_Written instruction_. Write the data out again in full, with no departure from the original.

_Stored rows_.
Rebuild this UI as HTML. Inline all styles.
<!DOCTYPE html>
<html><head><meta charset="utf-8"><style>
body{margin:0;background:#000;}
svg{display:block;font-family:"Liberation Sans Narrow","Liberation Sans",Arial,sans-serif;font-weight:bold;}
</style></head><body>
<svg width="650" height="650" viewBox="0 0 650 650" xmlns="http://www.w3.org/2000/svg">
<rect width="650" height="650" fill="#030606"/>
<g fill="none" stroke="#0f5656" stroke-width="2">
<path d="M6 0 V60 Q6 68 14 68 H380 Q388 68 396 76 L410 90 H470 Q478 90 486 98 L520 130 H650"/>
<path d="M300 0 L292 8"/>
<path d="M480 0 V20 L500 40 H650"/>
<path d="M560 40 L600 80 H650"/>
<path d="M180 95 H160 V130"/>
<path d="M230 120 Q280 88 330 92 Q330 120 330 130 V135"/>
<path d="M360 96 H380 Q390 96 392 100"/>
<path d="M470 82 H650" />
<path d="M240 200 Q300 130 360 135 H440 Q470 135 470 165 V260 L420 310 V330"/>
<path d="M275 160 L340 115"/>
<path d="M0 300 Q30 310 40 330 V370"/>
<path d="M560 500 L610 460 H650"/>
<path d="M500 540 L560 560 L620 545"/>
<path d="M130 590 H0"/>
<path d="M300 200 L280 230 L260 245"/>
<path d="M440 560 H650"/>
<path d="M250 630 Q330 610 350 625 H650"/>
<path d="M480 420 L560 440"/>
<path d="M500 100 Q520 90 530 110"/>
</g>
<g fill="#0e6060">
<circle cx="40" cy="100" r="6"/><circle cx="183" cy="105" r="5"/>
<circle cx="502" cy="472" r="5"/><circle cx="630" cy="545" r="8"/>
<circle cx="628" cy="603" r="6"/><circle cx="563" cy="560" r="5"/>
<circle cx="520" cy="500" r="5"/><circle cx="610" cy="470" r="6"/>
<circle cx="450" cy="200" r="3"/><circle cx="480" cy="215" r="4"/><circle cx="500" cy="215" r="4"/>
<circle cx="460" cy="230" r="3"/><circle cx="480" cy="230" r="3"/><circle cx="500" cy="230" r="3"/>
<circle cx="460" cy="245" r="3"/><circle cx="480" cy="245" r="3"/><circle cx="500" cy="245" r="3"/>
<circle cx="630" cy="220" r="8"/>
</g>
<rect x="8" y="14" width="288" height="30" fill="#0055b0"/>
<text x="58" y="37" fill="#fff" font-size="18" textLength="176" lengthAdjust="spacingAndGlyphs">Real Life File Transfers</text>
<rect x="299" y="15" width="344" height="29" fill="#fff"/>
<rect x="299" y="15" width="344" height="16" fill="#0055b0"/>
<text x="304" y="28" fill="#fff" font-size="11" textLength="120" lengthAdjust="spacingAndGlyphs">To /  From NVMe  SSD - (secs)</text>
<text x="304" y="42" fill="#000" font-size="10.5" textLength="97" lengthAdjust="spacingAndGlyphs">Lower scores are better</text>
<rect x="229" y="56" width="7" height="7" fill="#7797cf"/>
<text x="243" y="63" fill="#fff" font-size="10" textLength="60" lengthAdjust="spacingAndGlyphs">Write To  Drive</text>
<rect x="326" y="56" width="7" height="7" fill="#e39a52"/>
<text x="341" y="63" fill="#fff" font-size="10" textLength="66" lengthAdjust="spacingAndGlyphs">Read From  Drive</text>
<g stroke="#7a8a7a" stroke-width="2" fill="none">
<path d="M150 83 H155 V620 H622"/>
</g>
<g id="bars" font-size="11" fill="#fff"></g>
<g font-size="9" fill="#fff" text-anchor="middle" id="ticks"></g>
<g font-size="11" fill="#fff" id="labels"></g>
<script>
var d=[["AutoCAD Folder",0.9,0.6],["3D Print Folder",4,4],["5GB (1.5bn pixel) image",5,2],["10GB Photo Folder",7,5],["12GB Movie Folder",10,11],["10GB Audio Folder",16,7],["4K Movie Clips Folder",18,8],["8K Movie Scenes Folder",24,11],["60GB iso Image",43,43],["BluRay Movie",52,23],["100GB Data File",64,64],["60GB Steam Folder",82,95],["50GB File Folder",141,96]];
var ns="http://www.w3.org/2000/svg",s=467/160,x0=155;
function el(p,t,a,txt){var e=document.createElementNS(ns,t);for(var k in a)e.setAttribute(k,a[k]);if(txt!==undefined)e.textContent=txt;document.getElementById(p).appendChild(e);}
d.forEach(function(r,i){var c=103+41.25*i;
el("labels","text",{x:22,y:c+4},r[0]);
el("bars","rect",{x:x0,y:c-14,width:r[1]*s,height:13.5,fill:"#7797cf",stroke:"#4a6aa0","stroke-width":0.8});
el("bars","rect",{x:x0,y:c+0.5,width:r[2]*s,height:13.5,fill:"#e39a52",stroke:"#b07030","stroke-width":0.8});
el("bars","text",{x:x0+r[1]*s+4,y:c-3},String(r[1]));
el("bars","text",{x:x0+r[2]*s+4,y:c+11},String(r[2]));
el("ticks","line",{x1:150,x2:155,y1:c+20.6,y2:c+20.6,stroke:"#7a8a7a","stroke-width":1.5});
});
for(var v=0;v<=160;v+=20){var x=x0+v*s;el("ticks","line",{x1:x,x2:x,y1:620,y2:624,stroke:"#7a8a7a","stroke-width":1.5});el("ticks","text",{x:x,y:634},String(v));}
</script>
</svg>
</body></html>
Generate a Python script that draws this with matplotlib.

_Full solution_.
Rebuild this UI as HTML. Inline all styles.
<!DOCTYPE html>
<html><head><meta charset="utf-8"><style>
body{margin:0;background:#000;}
svg{display:block;font-family:"Liberation Sans Narrow","Liberation Sans",Arial,sans-serif;font-weight:bold;}
</style></head><body>
<svg width="650" height="650" viewBox="0 0 650 650" xmlns="http://www.w3.org/2000/svg">
<rect width="650" height="650" fill="#030606"/>
<g fill="none" stroke="#0f5656" stroke-width="2">
<path d="M6 0 V60 Q6 68 14 68 H380 Q388 68 396 76 L410 90 H470 Q478 90 486 98 L520 130 H650"/>
<path d="M300 0 L292 8"/>
<path d="M480 0 V20 L500 40 H650"/>
<path d="M560 40 L600 80 H650"/>
<path d="M180 95 H160 V130"/>
<path d="M230 120 Q280 88 330 92 Q330 120 330 130 V135"/>
<path d="M360 96 H380 Q390 96 392 100"/>
<path d="M470 82 H650" />
<path d="M240 200 Q300 130 360 135 H440 Q470 135 470 165 V260 L420 310 V330"/>
<path d="M275 160 L340 115"/>
<path d="M0 300 Q30 310 40 330 V370"/>
<path d="M560 500 L610 460 H650"/>
<path d="M500 540 L560 560 L620 545"/>
<path d="M130 590 H0"/>
<path d="M300 200 L280 230 L260 245"/>
<path d="M440 560 H650"/>
<path d="M250 630 Q330 610 350 625 H650"/>
<path d="M480 420 L560 440"/>
<path d="M500 100 Q520 90 530 110"/>
</g>
<g fill="#0e6060">
<circle cx="40" cy="100" r="6"/><circle cx="183" cy="105" r="5"/>
<circle cx="502" cy="472" r="5"/><circle cx="630" cy="545" r="8"/>
<circle cx="628" cy="603" r="6"/><circle cx="563" cy="560" r="5"/>
<circle cx="520" cy="500" r="5"/><circle cx="610" cy="470" r="6"/>
<circle cx="450" cy="200" r="3"/><circle cx="480" cy="215" r="4"/><circle cx="500" cy="215" r="4"/>
<circle cx="460" cy="230" r="3"/><circle cx="480" cy="230" r="3"/><circle cx="500" cy="230" r="3"/>
<circle cx="460" cy="245" r="3"/><circle cx="480" cy="245" r="3"/><circle cx="500" cy="245" r="3"/>
<circle cx="630" cy="220" r="8"/>
</g>
<rect x="8" y="14" width="288" height="30" fill="#0055b0"/>
<text x="58" y="37" fill="#fff" font-size="18" textLength="176" lengthAdjust="spacingAndGlyphs">Real Life File Transfers</text>
<rect x="299" y="15" width="344" height="29" fill="#fff"/>
<rect x="299" y="15" width="344" height="16" fill="#0055b0"/>
<text x="304" y="28" fill="#fff" font-size="11" textLength="120" lengthAdjust="spacingAndGlyphs">To /  From NVMe  SSD - (secs)</text>
<text x="304" y="42" fill="#000" font-size="10.5" textLength="97" lengthAdjust="spacingAndGlyphs">Lower scores are better</text>
<rect x="229" y="56" width="7" height="7" fill="#7797cf"/>
<text x="243" y="63" fill="#fff" font-size="10" textLength="60" lengthAdjust="spacingAndGlyphs">Write To  Drive</text>
<rect x="326" y="56" width="7" height="7" fill="#e39a52"/>
<text x="341" y="63" fill="#fff" font-size="10" textLength="66" lengthAdjust="spacingAndGlyphs">Read From  Drive</text>
<g stroke="#7a8a7a" stroke-width="2" fill="none">
<path d="M150 83 H155 V620 H622"/>
</g>
<g id="bars" font-size="11" fill="#fff"></g>
<g font-size="9" fill="#fff" text-anchor="middle" id="ticks"></g>
<g font-size="11" fill="#fff" id="labels"></g>
<script>
var d=[["AutoCAD Folder",0.9,0.6],["3D Print Folder",4,4],["5GB (1.5bn pixel) image",5,2],["10GB Photo Folder",7,5],["12GB Movie Folder",10,11],["10GB Audio Folder",16,7],["4K Movie Clips Folder",18,8],["8K Movie Scenes Folder",24,11],["60GB iso Image",43,43],["BluRay Movie",52,23],["100GB Data File",64,64],["60GB Steam Folder",82,95],["50GB File Folder",141,96]];
var ns="http://www.w3.org/2000/svg",s=467/160,x0=155;
function el(p,t,a,txt){var e=document.createElementNS(ns,t);for(var k in a)e.setAttribute(k,a[k]);if(txt!==undefined)e.textContent=txt;document.getElementById(p).appendChild(e);}
d.forEach(function(r,i){var c=103+41.25*i;
el("labels","text",{x:22,y:c+4},r[0]);
el("bars","rect",{x:x0,y:c-14,width:r[1]*s,height:13.5,fill:"#7797cf",stroke:"#4a6aa0","stroke-width":0.8});
el("bars","rect",{x:x0,y:c+0.5,width:r[2]*s,height:13.5,fill:"#e39a52",stroke:"#b07030","stroke-width":0.8});
el("bars","text",{x:x0+r[1]*s+4,y:c-3},String(r[1]));
el("bars","text",{x:x0+r[2]*s+4,y:c+11},String(r[2]));
el("ticks","line",{x1:150,x2:155,y1:c+20.6,y2:c+20.6,stroke:"#7a8a7a","stroke-width":1.5});
});
for(var v=0;v<=160;v+=20){var x=x0+v*s;el("ticks","line",{x1:x,x2:x,y1:620,y2:624,stroke:"#7a8a7a","stroke-width":1.5});el("ticks","text",{x:x,y:634},String(v));}
</script>
</svg>
</body></html>
Generate a Python script that draws this with matplotlib.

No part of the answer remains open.